D'Istinto Nero d'Avola Sangiovese, Sicilia, 1997 (soon widely available, about £5.49). New baby of a joint venture involving the Australian giant BRL Hardy and a Sicilian company has traits from both parents - distinctive Italian grapes, upfront Aussie fruit and smoothness. Excellent value.

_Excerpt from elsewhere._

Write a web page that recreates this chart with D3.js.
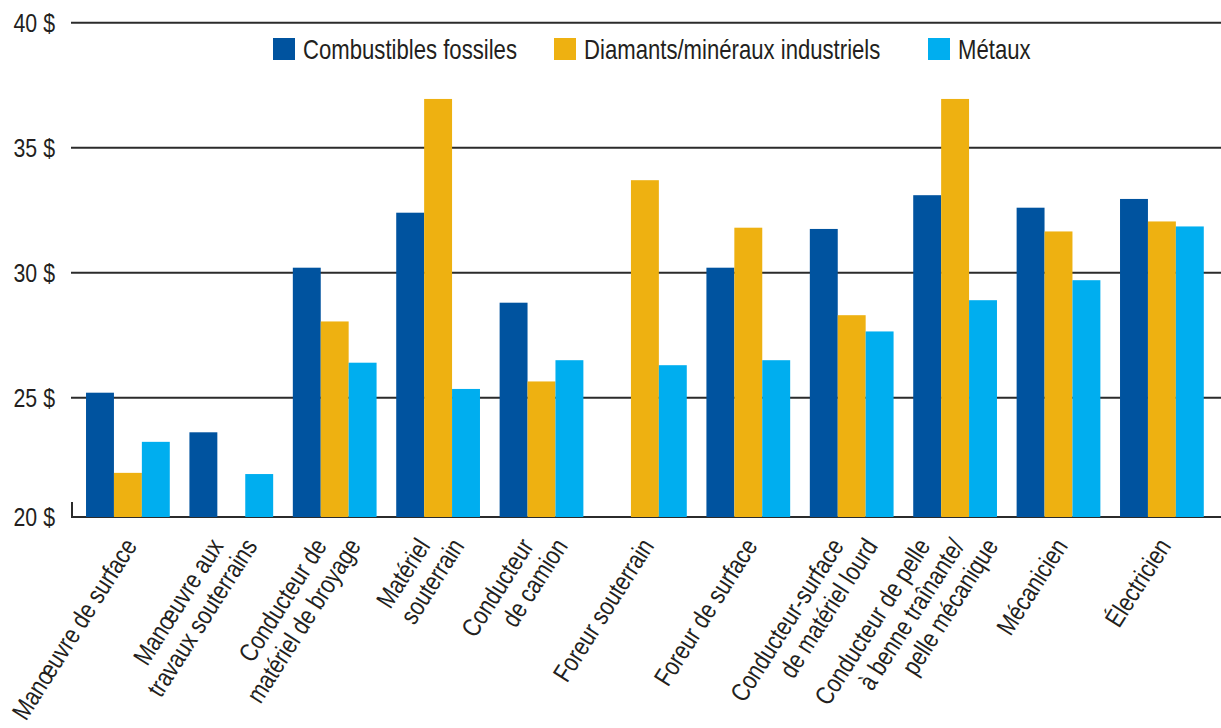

Cantina Zaccagnani, il vino dal Tralcetto, Montepulciano d'Abruzzo, 1997 (Searsons Monkstown, Michaels Wines Mt Merrion, McCabes Foxrock, On the Grapevine Dalkey, De Vine Wine Shop Castleknock, Wine Centre Kilkenny, Vineyard Galway, O'Donovans Cork, DeVine Wines Letterkenny, usually £8.95). A mouthful of all those contradictions that make Italy so appealing. Freshness and richness. Lush ripeness and that classic sour cherry bite. Affordability and irresistibility. See Bottle of the Week

Nipozzano Chianti Rufina, Frescobaldi, Riserva 1996 (Wine Cellar Phibsboro, De Vine Wine Shop Castleknock, McCabes Merrion, SuperValu Malahide, Mill Maynooth, Terrys Limerick, Vineyard Galway, Dalys Boyle, Old Stand Mullingar, Galvins Cork and other outlets, usually about £12.50). I've had a weakness for this sensuous Tuscan for ages - and the 1996 feels luxurious and softly enveloping as ever. A sort of wine pashmina?

La Grola, Valpolicella Classico Superiore, Allegrini, 1994 (selected Superquinns, £12.99). Continue on the path of seriously good Valpol with this concentrated, mature beauty from top producer Franco Allegrini - a name to reckon with on Isola's list.

Selvapiana Chianti Rufina Riserva 1995 (Karwigs Wine Warehouse, £13; also direct from Il Primo, see below). This terrific Tuscan classic in the traditional mould recently turned an ordinary Sunday evening into a wine night to remember - simply because I savoured every single drop. Isola has the 1993.